One feature of Stone Baby that might become distracting is its constant sameness of tone throughout. The pacing, cadence, and even the verbal mannerisms of the third-person limited narrator sound the same, whether it tells of a hitman from South Africa, a middle-aged Irish father, or a 90-year-old Nazi. More jarringly, the same features are found in the first-personal stories. Everyone is highly articulate in almost the same way, whether they are a farm worker in South Africa with "the brainpower of a child," a 15-year old European refugee, or a 30-something former drug addict. Another potential weakness is that many of the Western characters suffer from poor individuation.

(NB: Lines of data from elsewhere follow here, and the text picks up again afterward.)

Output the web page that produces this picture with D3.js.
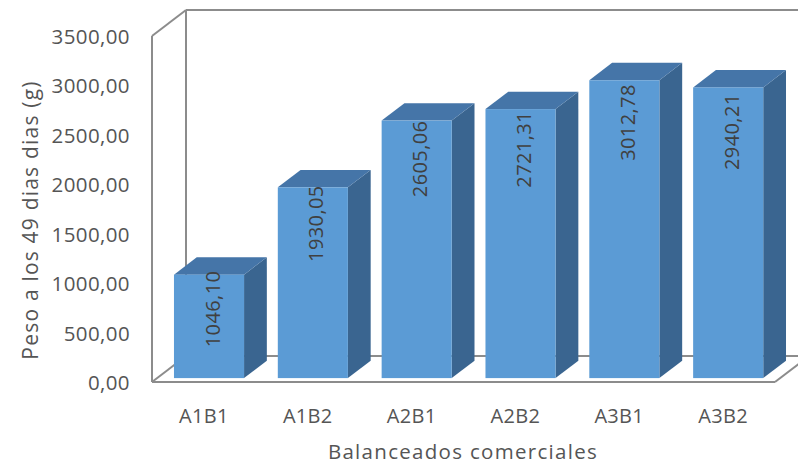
<!DOCTYPE html>
<html><head><meta charset="utf-8">
<script src="https://cdn.jsdelivr.net/npm/d3@7/dist/d3.min.js"></script>
<style>body{margin:0;background:#fff}svg{display:block}text{font-family:"Open Sans",sans-serif;fill:#555}</style>
</head><body>
<script>
const categories = ["A1B1","A1B2","A2B1","A2B2","A3B1","A3B2"];
const values = [1046.10, 1930.05, 2605.06, 2721.31, 3012.78, 2940.21];
const tickValues = [0,500,1000,1500,2000,2500,3000,3500];
const yTitle = "Peso a los 49 dias dias (g)";
const xTitle = "Balanceados comerciales";

const W = 798, H = 466;
const fmt = v => v.toFixed(2).replace(".", ",");
const svg = d3.select("body").append("svg").attr("width", W).attr("height", H);

const x = d3.scaleBand().domain(categories).range([152, 775]).paddingInner(0.325).paddingOuter(0.1625);
const y = d3.scaleLinear().domain([0, 3500]).range([382, 36]);
const D = {dx: 34, dy: -26};
const off = d => [D.dx * d, D.dy * d];

const wall = svg.append("g").attr("fill", "none").attr("stroke", "#8c8c8c").attr("stroke-width", 2);
const [bx, by] = off(1);
const x0 = x.range()[0], x1 = x.range()[1];
const y0 = y(0), yT = y(3500);
const seg = (a, b) => wall.append("line").attr("x1", a[0]).attr("y1", a[1]).attr("x2", b[0]).attr("y2", b[1]);
seg([x0, y0], [x0, yT]);
seg([x0, yT], [x0 + bx, yT + by]);
seg([x0 + bx, yT + by], [x0 + bx, y0 + by]);
seg([x0 + bx, yT + by], [x1 + bx, yT + by]);
seg([x0, y0], [x0 + bx, y0 + by]);
seg([x0 + bx, y0 + by], [x1 + bx, y0 + by]);
seg([x0, y0], [x1, y0]);
seg([x1, y0], [x1 + bx, y0 + by]);

const dF = 0.15, dB = 0.82;
const [fx, fy] = off(dF), [kx, ky] = off(dB);
const ddx = kx - fx, ddy = ky - fy;
const bars = svg.append("g").selectAll("g").data(categories).join("g");
bars.each(function(c, i) {
  const g = d3.select(this);
  const L = x(c) + fx, R = L + x.bandwidth();
  const T = y(values[i]) + fy, B = y(0) + fy;
  g.append("path").attr("d", `M${R},${T}L${R + ddx},${T + ddy}L${R + ddx},${B + ddy}L${R},${B}Z`).attr("fill", "#3a6590");
  g.append("path").attr("d", `M${L},${T}L${L + ddx},${T + ddy}L${R + ddx},${T + ddy}L${R},${T}Z`).attr("fill", "#4575a8");
  g.append("rect").attr("x", L).attr("y", T).attr("width", R - L).attr("height", B - T).attr("fill", "#5b9bd5");
  const cx = (L + R) / 2 + 3;
  g.append("text").attr("transform", `translate(${cx},${T - 4 + i * 2}) rotate(-90)`)
    .attr("text-anchor", "end").attr("dominant-baseline", "central").attr("font-size", 20)
    .attr("letter-spacing", 0.4).style("fill", "#404040").text(fmt(values[i]));
});

svg.append("g").selectAll("text").data(tickValues).join("text")
  .attr("x", 130).attr("y", d => y(d)).attr("text-anchor", "end").attr("dominant-baseline", "central")
  .attr("font-size", 20.5).attr("letter-spacing", 0.4).text(d => fmt(d));

svg.append("g").selectAll("text").data(categories).join("text")
  .attr("x", d => x(d) + x.bandwidth() / 2).attr("y", 415).attr("text-anchor", "middle")
  .attr("dominant-baseline", "central").attr("font-size", 20).attr("letter-spacing", 0.3).text(d => d);

svg.append("text").attr("transform", "translate(30,220) rotate(-90)").attr("text-anchor", "middle")
  .attr("dominant-baseline", "central").attr("font-size", 21).attr("letter-spacing", 1.2).text(yTitle);
svg.append("text").attr("x", 463).attr("y", 451).attr("text-anchor", "middle")
  .attr("dominant-baseline", "central").attr("font-size", 20.5).attr("letter-spacing", 1.3).text(xTitle);
</script>
</body></html>
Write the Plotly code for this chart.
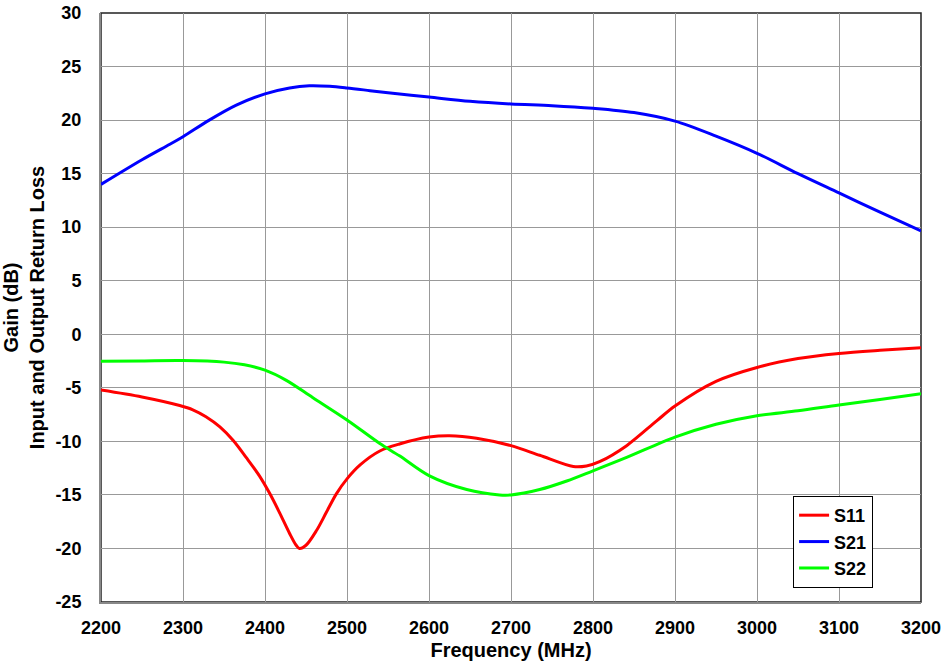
import plotly.graph_objects as go

freq_s21 = [2200, 2250, 2284, 2300, 2332, 2365, 2400, 2430, 2454, 2479, 2500, 2528, 2550,
            2600, 2650, 2700, 2750, 2800, 2850, 2900, 2950, 3000, 3050, 3100, 3150, 3200]
s21 = [14.0, 16.3, 17.75, 18.45, 20.0, 21.4, 22.45, 23.0, 23.2, 23.15, 23.0, 22.75, 22.55,
       22.15, 21.75, 21.5, 21.35, 21.1, 20.7, 19.9, 18.5, 16.9, 15.0, 13.2, 11.4, 9.65]

freq_s11 = [2200, 2250, 2296, 2312, 2328, 2345, 2361, 2377, 2393, 2406, 2418, 2430, 2438,
            2442, 2450, 2463, 2475, 2487, 2500, 2516, 2540, 2564, 2600, 2625, 2658, 2700,
            2735, 2776, 2792, 2808, 2841, 2878, 2900, 2950, 3000, 3050, 3100, 3150, 3200]
s11 = [-5.2, -5.85, -6.65, -7.05, -7.7, -8.65, -9.9, -11.5, -13.2, -14.9, -16.7, -18.6, -19.7,
       -20.0, -19.7, -18.3, -16.6, -14.9, -13.5, -12.2, -10.9, -10.25, -9.6, -9.47, -9.7, -10.4,
       -11.3, -12.35, -12.3, -11.9, -10.4, -8.06, -6.7, -4.4, -3.1, -2.27, -1.8, -1.5, -1.25]

freq_s22 = [2200, 2250, 2300, 2350, 2375, 2400, 2426, 2458, 2500, 2540, 2564, 2600, 2646,
            2686, 2700, 2735, 2768, 2800, 2841, 2900, 2950, 3000, 3050, 3100, 3150, 3200]
s22 = [-2.52, -2.49, -2.46, -2.6, -2.85, -3.35, -4.3, -5.9, -8.0, -10.2, -11.35, -13.2, -14.5,
       -15.0, -15.0, -14.5, -13.7, -12.75, -11.5, -9.6, -8.4, -7.6, -7.15, -6.6, -6.1, -5.55]

x_ticks = [2200, 2300, 2400, 2500, 2600, 2700, 2800, 2900, 3000, 3100, 3200]
y_ticks = [-25, -20, -15, -10, -5, 0, 5, 10, 15, 20, 25, 30]

FONT = "Arial, 'Liberation Sans', sans-serif"

fig = go.Figure()
for name, xs, ys, col in [("S11", freq_s11, s11, "#ff0000"),
                          ("S21", freq_s21, s21, "#0000ff"),
                          ("S22", freq_s22, s22, "#00ff00")]:
    fig.add_trace(go.Scatter(x=xs, y=ys, name=name, mode="lines",
                             line=dict(color=col, width=3, shape="spline", smoothing=0.9)))

axis_common = dict(showgrid=True, gridcolor="#999999", gridwidth=1,
                   showline=True, linecolor="#888888", linewidth=2,
                   zeroline=False, ticks="", automargin=False,
                   tickfont=dict(family=FONT, size=18, color="black", weight="bold"))

fig.update_xaxes(range=[2200, 3200], tickvals=x_ticks,
                 ticktext=[str(v) for v in x_ticks],
                 title=dict(text="<b>Frequency (MHz)</b>", standoff=6,
                            font=dict(family=FONT, size=20, color="black")),
                 ticklabelstandoff=8, **axis_common)
fig.update_yaxes(range=[-25, 30], tickvals=y_ticks,
                 ticktext=[str(v) for v in y_ticks],
                 title=dict(text="<b>Gain (dB)<br>Input and Output Return Loss</b>", standoff=8,
                            font=dict(family=FONT, size=20, color="black")),
                 ticklabelstandoff=14, **axis_common)

fig.add_shape(type="rect", xref="paper", yref="paper", x0=0, y0=0, x1=1, y1=1,
              line=dict(color="#222222", width=1.5), layer="below")

fig.update_layout(
    width=943, height=665,
    margin=dict(l=101, r=22, t=13, b=63),
    paper_bgcolor="white", plot_bgcolor="white",
    font=dict(family=FONT, color="black"),
    legend=dict(x=0.844, y=0.18, xanchor="left", yanchor="top",
                bgcolor="white", bordercolor="black", borderwidth=1,
                font=dict(family=FONT, size=18, color="black", weight="bold"),
                itemwidth=30, tracegroupgap=0),
    showlegend=True,
)

fig.write_html("out.html")
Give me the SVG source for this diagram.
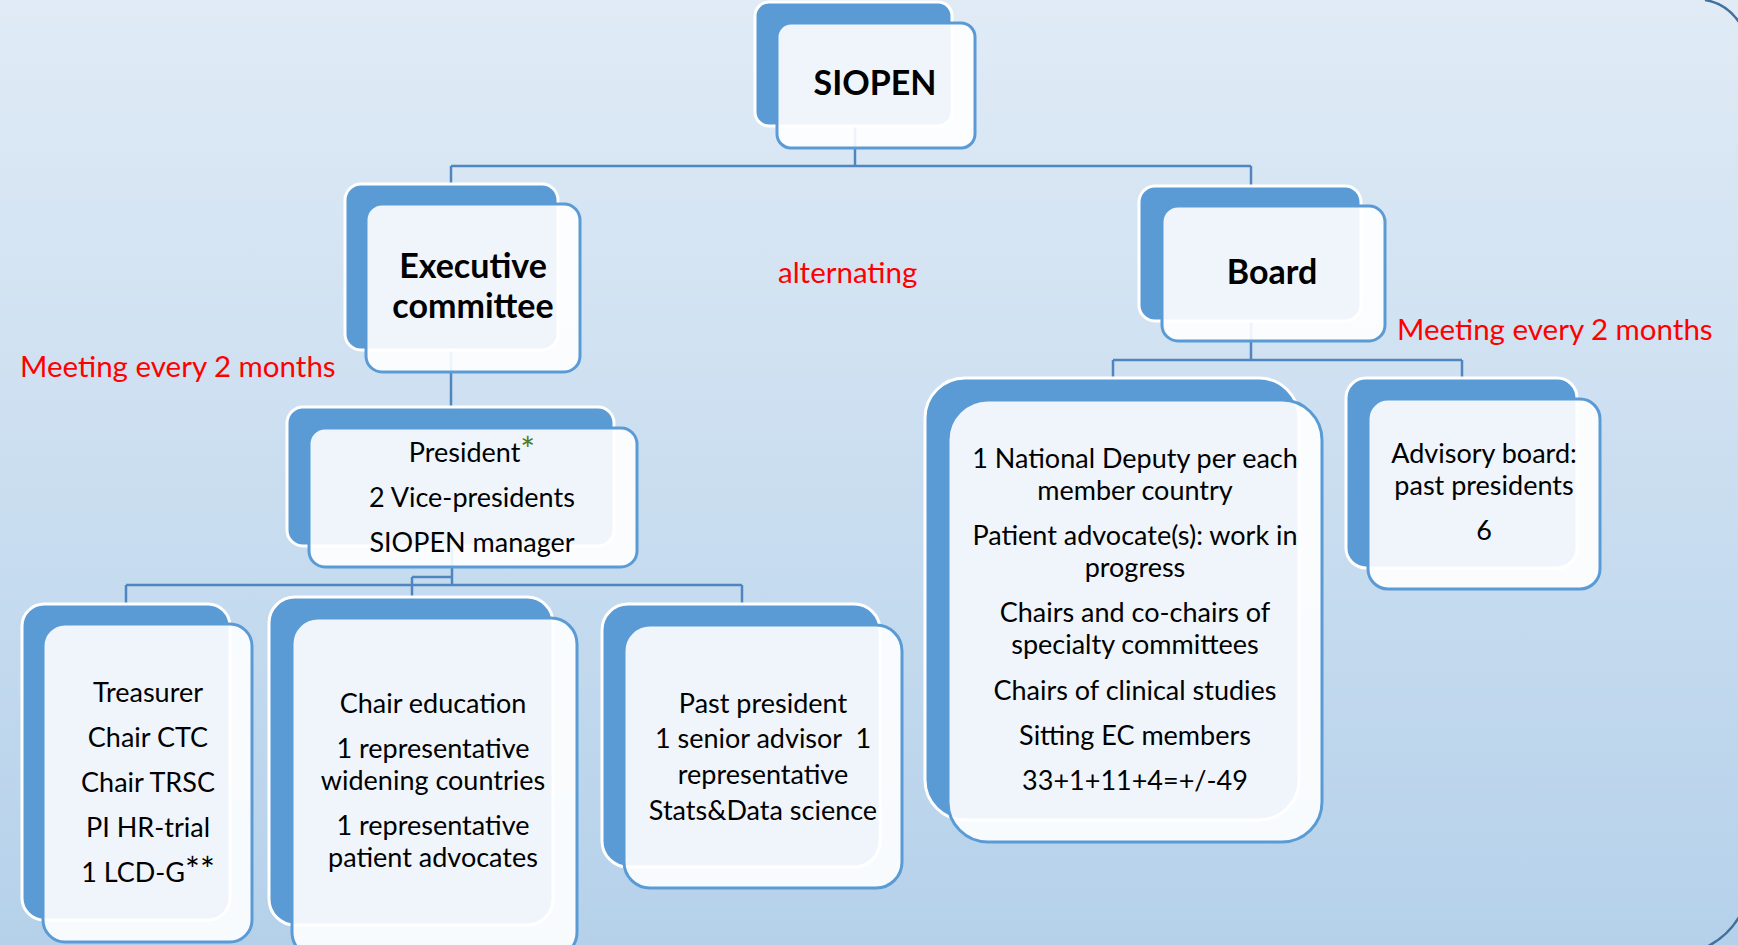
<svg xmlns="http://www.w3.org/2000/svg" width="1738" height="945" viewBox="0 0 1738 945">
<defs>
<linearGradient id="bg" x1="0" y1="0" x2="0" y2="1">
<stop offset="0" stop-color="#e0ebf6"/>
<stop offset="1" stop-color="#b5d1ea"/>
</linearGradient>
</defs>
<style>
.back{fill:#5b9bd5;stroke:#ffffff;stroke-width:3}
.front{fill:#ffffff;fill-opacity:0.9;stroke:#5b9bd5;stroke-width:3}
.conn{fill:none;stroke:#4f86c0;stroke-width:2.5}
.t{font-family:Lato,"Liberation Sans",sans-serif;font-size:27px;fill:#000000;text-anchor:middle}
.h{font-family:Lato,"Liberation Sans",sans-serif;font-size:34px;font-weight:bold;fill:#000000;text-anchor:middle}
.red{font-family:Lato,"Liberation Sans",sans-serif;font-size:29.5px;fill:#ff0000}
.ast{font-size:35px}
.edge{fill:none;stroke:#41719c;stroke-width:2.5}
</style>
<rect x="0" y="0" width="1738" height="945" fill="url(#bg)"/>
<path class="edge" d="M1705,0 C1724,3 1736,14 1745,32"/>
<path class="edge" d="M1745,905 C1737,925 1724,940 1700,950"/>

<g id="connectors">
<path class="conn" d="M855,120 V166 M451,166 H1251 M451,166 V190 M1251,166 V190"/>
<path class="conn" d="M451,330 V412"/>
<path class="conn" d="M452,540 V585 M412,577 H452 M412,577 V600 M126,585 H742 M126,585 V608 M742,585 V608"/>
<path class="conn" d="M1251,320 V360 M1113,360 H1462 M1113,360 V382 M1462,360 V382"/>
</g>

<g id="siopen">
<rect class="back" x="755" y="2" width="197" height="124" rx="14"/>
<rect class="front" x="777" y="23" width="198" height="125" rx="14"/>
<text class="h" x="875" y="95">SIOPEN</text>
</g>

<g id="executive">
<rect class="back" x="345" y="184" width="213" height="166" rx="16"/>
<rect class="front" x="366" y="204" width="214" height="168" rx="16"/>
<text class="h" x="473" y="278">Executive</text>
<text class="h" x="473" y="318">committee</text>
</g>

<g id="board">
<rect class="back" x="1139" y="186" width="222" height="135" rx="16"/>
<rect class="front" x="1162" y="206" width="223" height="135" rx="16"/>
<text class="h" x="1272" y="284">Board</text>
</g>

<g id="president">
<rect class="back" x="287" y="407" width="327" height="139" rx="16"/>
<rect class="front" x="309" y="428" width="328" height="139" rx="16"/>
<text class="t" x="472" y="462">President<tspan class="ast" fill="#4f7a28">*</tspan></text>
<text class="t" x="472" y="507">2 Vice-presidents</text>
<text class="t" x="472" y="552">SIOPEN manager</text>
</g>

<g id="treasurer">
<rect class="back" x="22" y="604" width="208" height="316" rx="22"/>
<rect class="front" x="43" y="624" width="209" height="318" rx="22"/>
<text class="t" x="148" y="702">Treasurer</text>
<text class="t" x="148" y="747">Chair CTC</text>
<text class="t" x="148" y="792">Chair TRSC</text>
<text class="t" x="148" y="837">PI HR-trial</text>
<text class="t" x="148" y="882">1 LCD-G<tspan class="ast">**</tspan></text>
</g>

<g id="education">
<rect class="back" x="269" y="597" width="284" height="328" rx="26"/>
<rect class="front" x="292" y="618" width="285" height="340" rx="26"/>
<text class="t" x="433" y="713">Chair education</text>
<text class="t" x="433" y="758">1 representative</text>
<text class="t" x="433" y="790">widening countries</text>
<text class="t" x="433" y="835">1 representative</text>
<text class="t" x="433" y="867">patient advocates</text>
</g>

<g id="pastpresident">
<rect class="back" x="602" y="604" width="278" height="263" rx="26"/>
<rect class="front" x="624" y="625" width="278" height="263" rx="26"/>
<text class="t" x="763" y="713">Past president</text>
<text class="t" x="763" y="748" xml:space="preserve">1 senior advisor  1</text>
<text class="t" x="763" y="784">representative</text>
<text class="t" x="763" y="820">Stats&amp;Data science</text>
</g>

<g id="boardmembers">
<rect class="back" x="925" y="378" width="374" height="442" rx="40"/>
<rect class="front" x="948" y="400" width="374" height="442" rx="40"/>
<text class="t" x="1135" y="468">1 National Deputy per each</text>
<text class="t" x="1135" y="500">member country</text>
<text class="t" x="1135" y="545">Patient advocate(s): work in</text>
<text class="t" x="1135" y="577">progress</text>
<text class="t" x="1135" y="622">Chairs and co-chairs of</text>
<text class="t" x="1135" y="654">specialty committees</text>
<text class="t" x="1135" y="700">Chairs of clinical studies</text>
<text class="t" x="1135" y="745">Sitting EC members</text>
<text class="t" x="1135" y="790">33+1+11+4=+/-49</text>
</g>

<g id="advisory">
<rect class="back" x="1346" y="378" width="231" height="190" rx="20"/>
<rect class="front" x="1368" y="399" width="232" height="190" rx="20"/>
<text class="t" x="1484" y="463">Advisory board:</text>
<text class="t" x="1484" y="495">past presidents</text>
<text class="t" x="1484" y="540">6</text>
</g>

<g id="labels">
<text class="red" x="20" y="377">Meeting every 2 months</text>
<text class="red" x="778" y="283">alternating</text>
<text class="red" x="1397" y="340">Meeting every 2 months</text>
</g>
</svg>
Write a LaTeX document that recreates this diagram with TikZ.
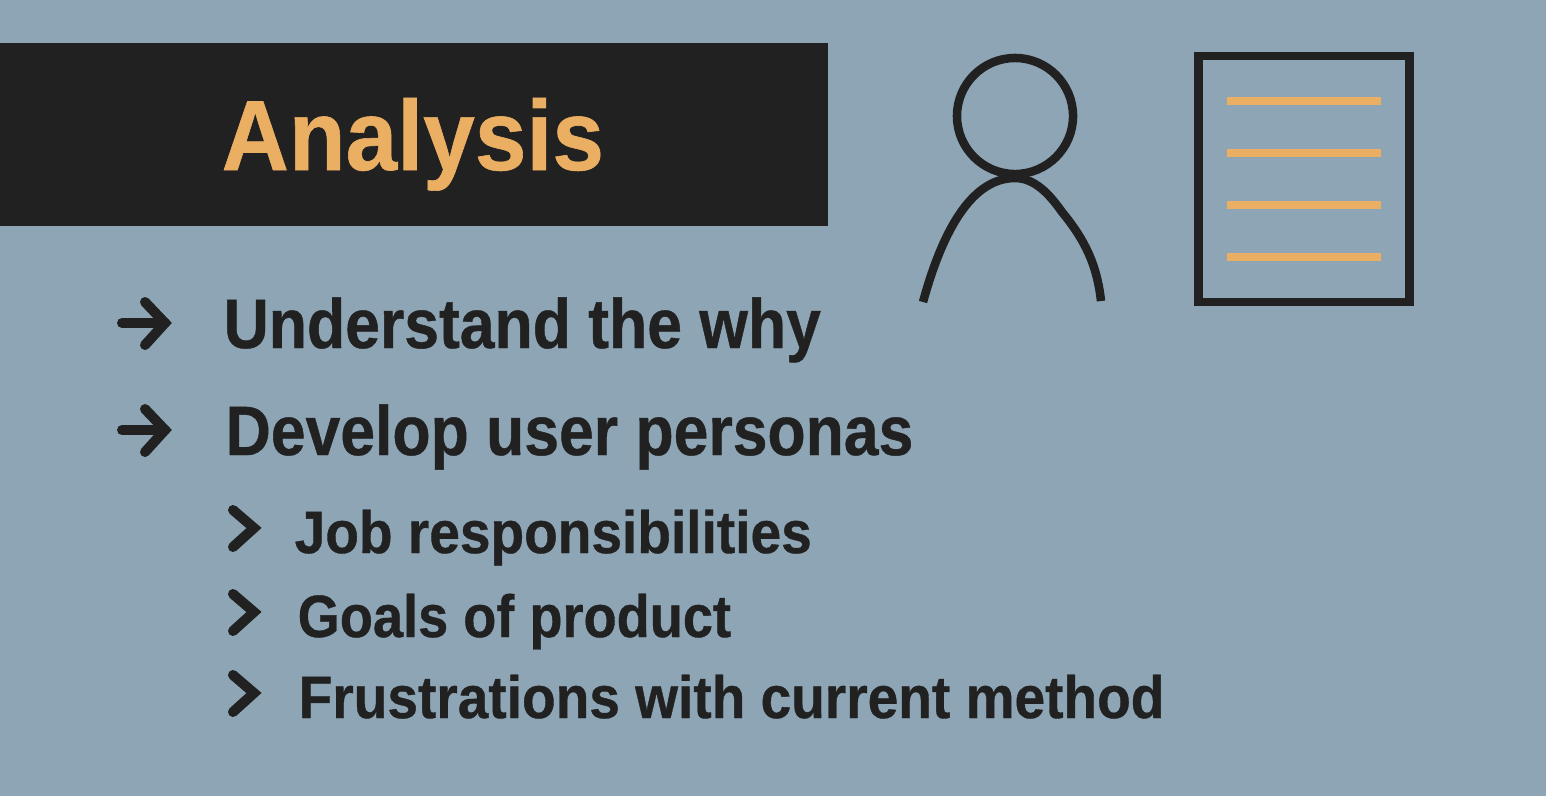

They all seem like facets of a single collective character, the lost individual looking for redemption and meaning. Still, whether this reflects an insufficiently developed range, or a deliberate artistic choice that aims to enhance the unity of the book, is up to the reader to decide after in-depth reflection.
All in all, Stone Baby is well worth a read. Many individual stories are fine pieces in themselves. But, ultimately, each story truly shines best as part of the whole.